Quand le niveau de l'eau est élevé, tout le monde flotte sans trop de souci. Quand la mer se retire, par contre, il faut manoeuvrer avec plus d'habileté. Privée du soutien massif de ses ressources naturelles, l'économie canadienne surnage à grand-peine. On n'est pas encore à pied sec, mais on voit bien que le fond est un peu dénudé.

La timide progression de 0,8 % enregistrée à la fin de 2015 a été accueillie comme une bonne surprise, c'est tout dire. Le produit intérieur brut réel en taux annualisé du quatrième trimestre est préférable à la stagnation attendue, mais en fin de compte, les chiffres publiés hier par Statistique Canada sont assez moroses. La croissance du PIB réel n'a pas dépassé 1,2 % pour l'ensemble de l'année, moins de la moitié de la performance de 2014 (2,5 %).

Les chiffres de décembre, qui manquaient pour compléter le portrait, témoignent des difficultés du secteur des ressources naturelles. L'extraction minière, pétrolière et gazière, a perdu 0,7 % en décembre et 3,5 % sur l'ensemble de 2015. Conséquence de la baisse de la demande dans le montage et le forage, les activités de soutien à l'extraction ont diminué de 7,4 % en décembre. Et comme on le craignait, le temps des Fêtes a été tranquille dans les magasins. Le commerce de détail a perdu 1,8 % en décembre. Et ce n'est pas seulement à cause du fameux Vendredi fou (« Black Friday ») de novembre, car le recul dépasse le gain enregistré ce mois-là (1,5 %).

Bref, de quoi amener de l'eau supplémentaire au moulin du ministre fédéral des Finances, qui ne manque pas une occasion de faire mousser son plan de relance. Mais les stimuli, comme chacun sait, n'ont pas tous le même effet.

S'il est important d'avoir des projets prêts à pelleter pour générer de l'activité économique rapidement, il faut se garder de mettre tous nos oeufs dans ce panier.

Ce ne sera pas facile, car les demandes viendront de partout. À elles seules, les municipalités québécoises ont pour plus de 400 millions de dollars d'infrastructures de loisirs et de sport dans leurs cartons, nous signalait récemment l'Union des municipalités en rencontre éditoriale. Malheureusement, l'effet stimulant de tels équipements ne dure que le temps de leur construction. Ils ne contribuent pas à transformer l'économie en profondeur, en créant par exemple des emplois innovants pour contrebalancer les pertes dans les ressources naturelles et les secteurs manufacturiers traditionnels. Pourtant, c'est surtout cela que nous avons besoin.

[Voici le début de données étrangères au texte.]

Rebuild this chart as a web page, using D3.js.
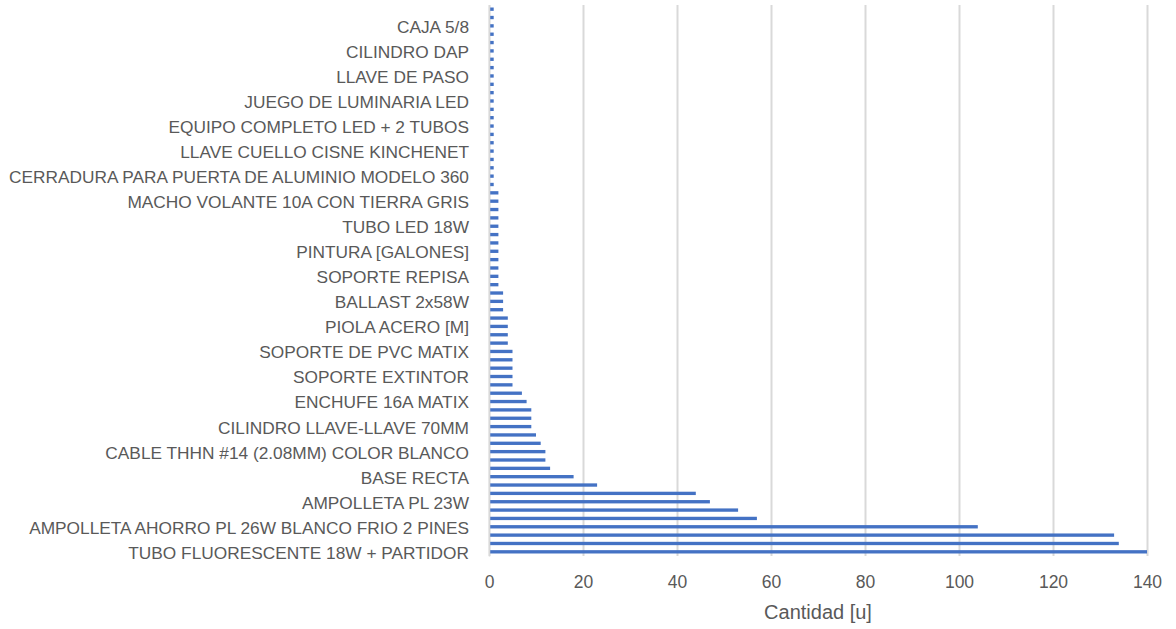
<!DOCTYPE html>
<html><head><meta charset="utf-8">
<script src="https://cdn.jsdelivr.net/npm/d3@7"></script>
<style>
body{margin:0;background:#fff;}
text{font-family:"Liberation Sans",Arial,sans-serif;fill:#595959;}
</style></head>
<body><svg id="c" width="1176" height="629"></svg>
<script>
// Categories listed bottom-to-top; only every 3rd category is labelled in the chart
const labels = [
  "TUBO FLUORESCENTE 18W + PARTIDOR",
  "AMPOLLETA AHORRO PL 26W BLANCO FRIO 2 PINES",
  "AMPOLLETA PL 23W",
  "BASE RECTA ",
  "CABLE THHN #14 (2.08MM) COLOR BLANCO",
  "CILINDRO LLAVE-LLAVE 70MM",
  "ENCHUFE 16A MATIX",
  "SOPORTE EXTINTOR",
  "SOPORTE DE PVC MATIX",
  "PIOLA ACERO [M]",
  "BALLAST 2x58W",
  "SOPORTE REPISA",
  "PINTURA [GALONES]",
  "TUBO LED 18W",
  "MACHO VOLANTE 10A CON TIERRA GRIS",
  "CERRADURA PARA PUERTA DE ALUMINIO MODELO 360",
  "LLAVE CUELLO CISNE KINCHENET",
  "EQUIPO COMPLETO LED + 2 TUBOS",
  "JUEGO DE LUMINARIA LED",
  "LLAVE DE PASO",
  "CILINDRO DAP",
  "CAJA 5/8"
];
const labelEvery = 3;
// Quantities, bottom bar first
const values = [
  140, 134, 133, 104, 57, 53, 47, 44, 23, 18,
  13, 12, 12, 11, 10, 9, 9, 9, 8, 7,
  5, 5, 5, 5, 5, 4, 4, 4, 4, 3,
  3, 3, 2, 2, 2, 2, 2, 2, 2, 2,
  2, 2, 2, 2, 1, 1, 1, 1, 1, 1,
  1, 1, 1, 1, 1, 1, 1, 1, 1, 1,
  1, 1, 1, 1, 1, 1
];
const xTicks = [0, 20, 40, 60, 80, 100, 120, 140];
const xTitle = "Cantidad [u]";

const svg = d3.select("#c");
const pLeft = 489, pRight = 1147, pTop = 5, pBottom = 556;

const x = d3.scaleLinear().domain([0, 140]).range([pLeft, pRight]);
const y = d3.scaleBand().domain(d3.range(values.length)).range([pBottom, pTop])
  .paddingInner(0.6).paddingOuter(0.3);

// gridlines
const grid = svg.append("g").attr("transform", `translate(0,${pBottom})`)
  .call(d3.axisBottom(x).tickValues(xTicks).tickSize(-(pBottom - pTop)).tickFormat(""));
grid.select(".domain").remove();
grid.selectAll("line").attr("stroke", "#d9d9d9").attr("stroke-width", 2);

// bars
svg.append("g").selectAll("rect").data(values).join("rect")
  .attr("x", x(0))
  .attr("y", (d, i) => y(i))
  .attr("width", d => x(d) - x(0))
  .attr("height", y.bandwidth())
  .attr("fill", "#4472c4");

// x tick labels
const xa = svg.append("g").attr("transform", `translate(0,${pBottom})`)
  .call(d3.axisBottom(x).tickValues(xTicks).tickSize(0).tickPadding(20));
xa.select(".domain").remove();
xa.selectAll("text").style("font-size", "17.5px").attr("fill", "#595959");

// y axis
const ya = svg.append("g").attr("transform", `translate(${pLeft},0)`)
  .call(d3.axisLeft(y).tickSize(0).tickPadding(20)
    .tickFormat(i => i % labelEvery === 0 ? labels[i / labelEvery] : ""));
ya.select(".domain").attr("stroke", "#d9d9d9").attr("stroke-width", 1.5);
ya.selectAll("text").style("font-size", "17.3px").attr("fill", "#595959")
  .attr("dy", "0.4em");

svg.append("text").attr("x", (pLeft + pRight) / 2).attr("y", 619)
  .attr("text-anchor", "middle").style("font-size", "20px").text(xTitle);
</script></body></html>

Le gouvernement Trudeau y a fait quelques allusions, évoquant notamment la robotique, les biotechs et la nécessité d'améliorer la productivité. Il a aussi annoncé la création d'un comité-conseil sur la croissance, et promis une nouvelle stratégie économique d'ici la fin de l'année. C'est encourageant, mais vague.

Le ministre des Finances Bill Morneau livrera son premier budget dans moins de trois semaines. On sait déjà que le déficit sera au moins deux fois plus important que les 10 milliards annoncés en campagne, et que les budgets suivants seront également déficitaires, afin d'investir dans des efforts de relance économique. C'est nécessaire, mais on demande à voir.

Le ministre devra démontrer comment il entend soutenir le développement de secteurs et d'entreprises capables de prendre le relais des ressources naturelles, et pas seulement en attendant que les cours remontent. Au contraire, il faut miser sur des emplois qui demeureront attrayants lorsque l'exploitation pétrolière, gazière et minière sera de nouveau en mesure d'offrir des conditions alléchantes, et qu'on sera bien contents d'avoir encore lors du prochain cycle baissier.